Open franck44 opened 1 week ago
@musitdev
Here is a summary of our discussion on this issue:
[!IMPORTANT] So perhaps it needs some update in the UI so that the user can be informed on how long they have to wait.
To implement this solution we need to retrieve the status of a block (finalised or not).
on the Eth side,
The call
eth_getBlockByNumber
withfinalized
tag allow to get the last finalized block.
on the Mvnt side:
we open a Rest API port that only return finalized block with the same API. We just have to request block in finalized state.
The locations of the changes in the code base are:
Agree with that. Don't think that considering Safe blocks as an option though. This is going to delay us by quite a bit in terms of development and it completely changes the expected behavior and business should weight in.
Safe blocks are +- 25 blocks away from current block (5 minutes) Finalized blocks are +- 65 blocks away from current block (13 minutes)
Using either safe blocks or finalized blocks won't make much of a difference in terms of UX.
If we do not have time to implement this in time, believe we want to increase the number of block.confirmations to 3 instead of 1.
Don't think that considering Safe blocks as an option though. This is going to delay us by quite a bit in terms of development and it completely changes the expected behavior and business should weight in.
if we can implement block.confirmations=3 we can do block.confirmations=32 .. This does not return the finalization level but it would be approximatelly correct
In blockchain security has priority thus the focus should be on safety (high confirmation number initially) and optimise UX progressively (decrease confirmation number thereafter) if we feel that it safe to do so - rather than the other way around. After all for fees we approaching it the same way (start conservative and then improve)
tbh this is Ethereum. Everyone is aware that finality on Eth takes O(10min).
@apenzk The issue with 32 blocks is that we have to make significant changes to the UI and UX, how transactions are managed in the frontend. Current design considers a single transaction in a single go and then you can complete it on transaction history. We might need some design components and be a behind schedule. Changing to 3 confirmations keeps the same UI/UX. There's where I'm worried we might be late. I agree that it has to be done though.

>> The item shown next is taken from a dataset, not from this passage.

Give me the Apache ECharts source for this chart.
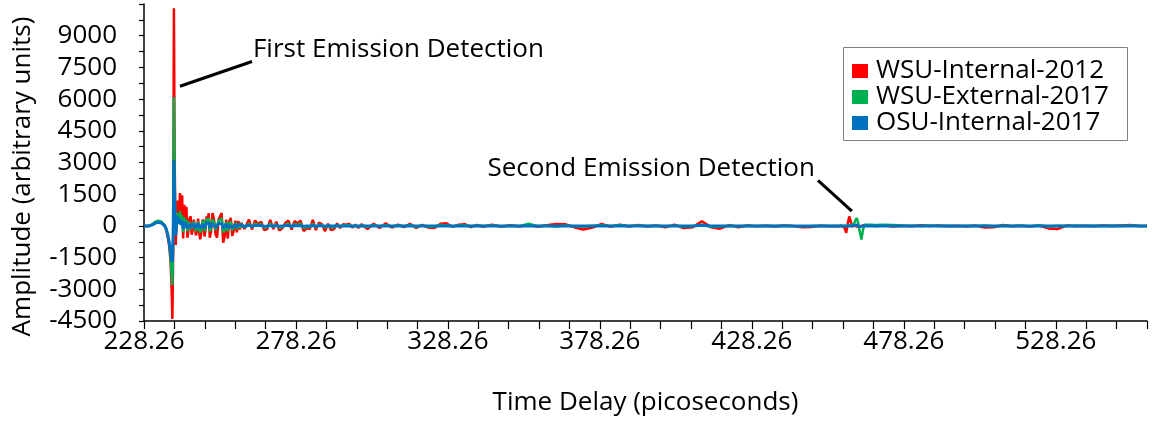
<!DOCTYPE html>
<html>
<head>
<meta charset="utf-8">
<script src="https://cdn.jsdelivr.net/npm/echarts@6/dist/echarts.min.js"></script>
<style>
html,body{margin:0;padding:0;background:#fff;}
#chart{width:1152px;height:421px;}
</style>
</head>
<body>
<div id="chart"></div>
<script>
// ---- data (time delay in picoseconds, amplitude in arbitrary units) ----
const T0 = 228.26;
const timePs = [
  228.26, 230, 231, 232, 233, 234, 235, 235.6, 236.1, 236.6, 237.0, 237.3, 237.6, 237.85, 238.1, 238.35,
  238.7, 239.05, 239.4, 239.75, 240.1, 240.45, 240.8, 241.15, 241.5, 241.85, 242.2, 242.55, 242.9, 243.25, 243.6, 243.95, 244.3, 244.65, 245.0, 245.35, 245.7, 246.05, 246.4, 246.75, 247.1, 247.45, 247.8, 248.15, 248.5, 248.85, 249.2, 249.55, 249.9,
  250.3, 250.8, 251.3, 251.8, 252.3, 252.8, 253.3, 253.8, 254.3, 254.8, 255.3, 255.8, 256.3, 256.8, 257.3, 257.8, 258.3, 258.8, 259.3, 259.8, 260.3, 260.8, 261.3, 261.8,
  262.8, 263.8, 264.8, 265.8, 266.8, 267.8, 268.8, 269.8, 270.8, 271.8, 272.8, 273.8, 274.8, 275.8, 276.8, 277.8, 278.8, 279.8, 280.8, 281.8, 282.8, 283.8, 284.8, 285.8, 286.8, 287.8, 288.8, 289.8, 290.8, 291.8, 292.8, 293.8, 294.8, 295.8, 296.8, 297.8, 298.8, 299.8,
  301.8, 303.8, 305.8, 307.8, 309.8, 311.8, 313.8, 315.8, 317.8, 319.8, 321.8, 323.8, 325.8, 327.8, 329.8, 331.8, 333.8, 335.8, 337.8, 339.8,
  342.8, 345.8, 348.8, 351.8, 354.8, 357.8, 360.8, 363.8, 366.8, 369.8, 372.8, 375.8, 378.8, 381.8, 384.8, 387.8, 390.8, 393.8, 396.8, 399.8, 402.8, 405.8, 408.8, 411.8, 414.8, 417.8, 420.8, 423.8, 426.8, 429.8, 432.8, 435.8, 438.8, 441.8, 444.8, 447.8, 450.8, 453.8,
  455.8, 456.8, 457.8, 458.3, 458.8, 459.3, 459.8, 460.3, 460.8, 461.3, 461.8, 462.3, 462.8, 463.3, 463.8, 464.3, 464.8, 465.3, 465.8, 466.8, 467.8, 468.8,
  471.8, 474.8, 477.8, 480.8, 483.8, 486.8, 489.8, 492.8, 495.8, 498.8, 501.8, 504.8, 507.8, 510.8, 513.8, 516.8, 519.8, 522.8, 525.8, 528.8, 531.8, 534.8, 537.8, 540.8, 543.8, 546.8, 549.8, 552.8, 555.8, 558.26
];
const wsuInternal2012 = [
  0, 0, 60, 170, 220, 170, 20, -200, -550, -1000, -1700, -2700, -4400, -1200, 10300, 3000,
  -900, 600, 1200, 300, 1550, 200, 1450, -600, 1000, 300, 900, -560, -200, 350, 450, -420, -150, 300, 250, -450, -200, 350, -300, -640, -300, 200, 300, -500, -200, 450, 200, 600, -560,
  -300, 610, 300, -400, -560, 300, 450, 610, -800, -500, 300, -600, 200, 375, -470, -200, 250, -300, 230, -170, 150, 200, -150, -100,
  300, -170, 250, 100, 200, -200, -150, 280, -150, 200, -220, -100, 150, 250, -180, 230, 120, 250, -250, -100, -150, 280, -200, 150, 80, -250, 100, -200, -150, 120, -100, 80, 60, 100, -80, 60, -100, 80,
  -150, 100, -100, 120, -80, 60, -60, 100, -100, 50, -80, -100, 100, 120, -50, 60, 80, -60, 50, -40,
  60, -40, 30, -30, 50, -40, 30, 90, 80, -60, -170, -80, 90, -40, 60, -30, 40, -30, 20, -70, 60, -100, -60, 220, -60, -130, 40, -60, 20, -20, 10, -30, 20, -10, -60, -50, 10, -20,
  0, -20, 10, 0, -100, -330, 100, 450, 200, -50, 50, 100, -30, 20, -40, 20, 30, -20, 20, 10, 20, 0,
  20, -30, 10, -20, 30, -10, 20, -20, 10, -30, 20, -80, -60, 40, -20, 10, -30, 20, -120, -150, 20, -20, 10, -20, 20, -10, 20, 40, -10, 0
];
const wsuExternal2017 = [
  0, 0, 80, 200, 240, 200, 40, -150, -450, -900, -1500, -2200, -2800, -800, 6100, 2000,
  -400, 300, 600, 100, 700, 100, 500, -300, 400, 150, 300, -250, -100, 200, 250, -150, -100, 200, 150, -250, -100, 200, -150, -300, -150, 150, 250, -250, -100, 350, 150, 375, -250,
  -150, 300, 200, -200, -250, 250, 300, 350, -300, -200, 200, -250, 100, 200, -200, -100, 150, -150, 120, -100, 100, 120, -80, -60,
  120, -80, 100, 60, 80, -90, -70, 110, -60, 80, -90, -50, 60, 100, -70, 90, 50, 110, -100, -50, -60, 100, -80, 60, 40, -90, 40, -80, -60, 50, -40, 30, 30, 40, -30, 20, -40, 30,
  -50, 40, -30, 50, -30, 30, -20, 40, -40, 20, -30, -30, 40, 30, -20, 20, 30, -20, 20, -10,
  20, -20, 10, -10, 100, -10, 10, -30, 20, -20, -30, 10, 30, -10, 40, -10, 20, -10, 10, -20, 20, -30, -10, 60, -40, -30, 10, -20, 10, -10, 10, -10, 10, -10, -20, -10, 10, 0,
  0, 0, 10, 0, -20, -60, 20, 60, 30, -20, 80, 250, 375, 100, -300, -640, -200, 60, 80, 50, 60, 40,
  50, 40, 20, 10, -10, 20, -10, 10, -20, 10, -10, 20, -20, 10, -10, 20, -20, 30, -30, 10, -10, 20, -10, 10, -10, 10, -10, 20, -10, 0
];
const osuInternal2017 = [
  0, 0, 50, 130, 170, 130, 20, -150, -400, -800, -1200, -1550, -1700, -500, 3100, 1000,
  -450, 300, 450, 100, 300, 50, 250, -150, 200, 80, 150, -120, -50, 100, 120, -80, -50, 100, 80, -100, -50, 100, -60, -120, -60, 80, 100, -100, -50, 150, 60, 150, -100,
  -60, 120, 80, -80, -100, 100, 120, 130, -120, -80, 80, -100, 40, 80, -80, -40, 60, -60, 50, -40, 40, 50, -30, -20,
  30, -20, 25, 15, 20, -20, -15, 25, -15, 20, -20, -10, 15, 20, -15, 15, 10, 20, -20, -10, -10, 15, -15, 10, 5, -15, 5, -10, -10, 5, 0, 0, 0, 0, 0, 0, 0, 0,
  0, 0, 0, 0, 0, 0, 0, 0, 0, 0, 0, 0, 0, 0, 0, 0, 0, 0, 0, 0,
  0, 0, 0, 0, 0, 0, 0, 0, 0, 0, 0, 0, 0, 0, 0, 0, 0, 0, 0, 0, 0, 0, 0, 30, 0, 0, 0, 0, 0, 0, 0, 0, 0, 0, 0, 0, 0, 0,
  0, 0, 0, 0, 0, 0, 0, 10, 0, 0, 20, 30, 40, 10, -30, -40, -10, 0, 0, 0, 0, 0,
  0, 0, 0, 0, 0, 0, 0, 0, 0, 0, 0, 0, 0, 0, 0, 0, 0, 0, 0, 0, 0, 0, 0, 0, 0, 0, 0, 0, 0, 0
];
const seriesNames = ['WSU-Internal-2012', 'WSU-External-2017', 'OSU-Internal-2017'];
const seriesColors = ['#FF0000', '#00B050', '#0070C0'];
const xRange = [228.26, 558.26];   // ps
const xStep = 50;                  // major tick spacing, ps
const yRange = [-4500, 10500];
const yStep = 1500;
// annotations: label, text anchor (t, amplitude), leader line from / to
const annoFirst = { text: 'First Emission Detection', at: [264.1, 8344], from: [240.1, 6609], to: [263.8, 7781], align: 'left' };
const annoSecond = { text: 'Second Emission Detection', at: [449.0, 2719], from: [450.0, 2156], to: [461.15, 703], align: 'right' };

// ---- chart ----
const FONT = '"Open Sans", "Noto Sans", sans-serif';
const chart = echarts.init(document.getElementById('chart'), null, { renderer: 'canvas' });
const toSeries = vals => timePs.map((t, i) => [t - T0, vals[i]]);
const allVals = [wsuInternal2012, wsuExternal2017, osuInternal2017];

chart.setOption({
  animation: false,
  backgroundColor: '#ffffff',
  grid: { left: 144, right: 5, top: 4, bottom: 97, containLabel: false },
  xAxis: {
    type: 'value',
    min: xRange[0] - T0, max: xRange[1] - T0, interval: xStep,
    name: 'Time Delay (picoseconds)', nameLocation: 'middle', nameGap: 69,
    nameTextStyle: { color: '#000', fontSize: 26, fontFamily: FONT },
    axisLine: { onZero: false, lineStyle: { color: '#000', width: 1.5 } },
    axisTick: { show: true, inside: false, length: 8, lineStyle: { color: '#000', width: 1.2 } },
    minorTick: { show: true, splitNumber: 5, length: 8, lineStyle: { color: '#000', width: 1.2 } },
    splitLine: { show: false },
    axisLabel: { color: '#000', fontSize: 26, fontFamily: FONT, margin: 8, showMaxLabel: false,
      formatter: v => (v + T0).toFixed(2) }
  },
  yAxis: {
    type: 'value',
    min: yRange[0], max: yRange[1], interval: yStep,
    name: 'Amplitude (arbitrary units)', nameLocation: 'middle', nameGap: 108,
    nameTextStyle: { color: '#000', fontSize: 26, fontFamily: FONT, padding: [0, 28, 0, 0] },
    axisLine: { onZero: false, lineStyle: { color: '#000', width: 1.5 } },
    axisTick: { show: true, inside: false, length: 5, lineStyle: { color: '#000', width: 1.2 } },
    minorTick: { show: true, splitNumber: 2, length: 5, lineStyle: { color: '#000', width: 1.2 } },
    splitLine: { show: false },
    axisLabel: { color: '#000', fontSize: 26, fontFamily: FONT, margin: 27, showMaxLabel: false,
      formatter: v => String(v) }
  },
  legend: {
    orient: 'vertical', left: 852, top: 58,
    icon: 'rect', itemWidth: 16, itemHeight: 14, itemGap: 0,
    padding: 0,
    textStyle: { color: '#000', fontSize: 26, fontFamily: FONT, lineHeight: 24, padding: [0, 0, 0, 3] },
    data: seriesNames
  },
  series: seriesNames.map((n, k) => ({
    name: n, type: 'line', data: toSeries(allVals[k]),
    showSymbol: false, symbol: 'none', color: seriesColors[k],
    lineStyle: { color: seriesColors[k], width: k === 2 ? 3 : 2.5 },
    z: 2 + k
  }))
});

function drawAnnotations() {
  const px = p => chart.convertToPixel({ gridIndex: 0 }, [p[0] - T0, p[1]]);
  const items = [];
  // legend frame
  items.push({ type: 'rect', shape: { x: 843.5, y: 47.5, width: 284, height: 93 },
    style: { fill: null, stroke: '#808080', lineWidth: 1 }, z: 10 });
  [annoFirst, annoSecond].forEach(a => {
    const f = px(a.from), t = px(a.to), at = px(a.at);
    items.push({ type: 'line', shape: { x1: f[0], y1: f[1], x2: t[0], y2: t[1] },
      style: { stroke: '#000', lineWidth: 3 }, z: 10 });
    items.push({ type: 'text', x: at[0], y: at[1], z: 10,
      style: { text: a.text, fill: '#000', fontSize: 26, fontFamily: FONT, align: a.align, verticalAlign: 'middle' } });
  });
  chart.setOption({ graphic: items });
}
drawAnnotations();
</script>
</body>
</html>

From here https://etherscan.io/blocks_forked
It looks like a block is forked, that is, dropped from the blockchain, on average about 10 - 25 times per day.
I set the view to 100 rows and looked at several pages. There were only reorgs of depth 1. Double block reorgs may happen sometimes, but they don't appear to happen often.
So if we know we can expect that many blocks dropped per day, then we can impose certain limits for the vast majority of bridge users, to minimize risk and loss while prioritizing good UX along with security.
We could also have a "white glove" or more private bridge designed for larger amounts, that requires the full 32 blocks.
The attack described in this issue would only result in loss of funds to the bridge. If the bridge:
then I think Movement Foundation could safely and predictably cover losses, even in the rare event of a many-block reorg, and we could still have a fast bridge.
Optimizing for good UX is uncommon in the crypto world, and as "Movement" I do feel that for brand alignment, products should try to work fast and smoothly. So when considering security first, I believe we can use economic and probability-oriented measures such as those listed above, to also achieve a fast, enjoyable bridging UX.
There may be other attacks that should be considered in the event of a reorg. For example:
When bridging from L2 to L1, the block containing a lockBridgeTransfer
or completeBridgeTransfer
transaction is dropped. Solution: a service is set up to monitor for dropped blocks and bridge transactions within them. If a faulty call is found, it is matched against an initiate_bridge_transfer
call on L2. After verifying the initiator is correct, they are refunded automatically on L2.
If a refund transaction is in a dropped block, the the service monitoring for reorgs will notice, and re-attempt the refund. This could be manually approved by an admin.
One factor to consider is whether there would be a token supply increase in the case of the user receiving their tokens on L2 without locking on L1. If the assets are minted on L2, which is the current model, then we would need to consider whether to burn corresponding assets on L1 or some other solution, to balance the supply according to whatever tokenomic model is in place.
So if we know we can expect that many blocks dropped per day, then ....
the chance for dropping cannot be known in advance. we cannot predict if many or none blocks are dropped.
I set the view to 100 rows and looked at several pages. There were only reorgs of depth 1. Double block reorgs may happen sometimes, but they don't appear to happen often.
We cannot rely on heuristics like this. If you have some report and study please refer to that, otherwise this kind of guesstimate sounds super unsafe.
The attack described in this issue would only result in loss of funds to the bridge. If the bridge:
- limits the size of transfers
i would not recommend this. it just incentivizes to split bridge transfers into smaller portions.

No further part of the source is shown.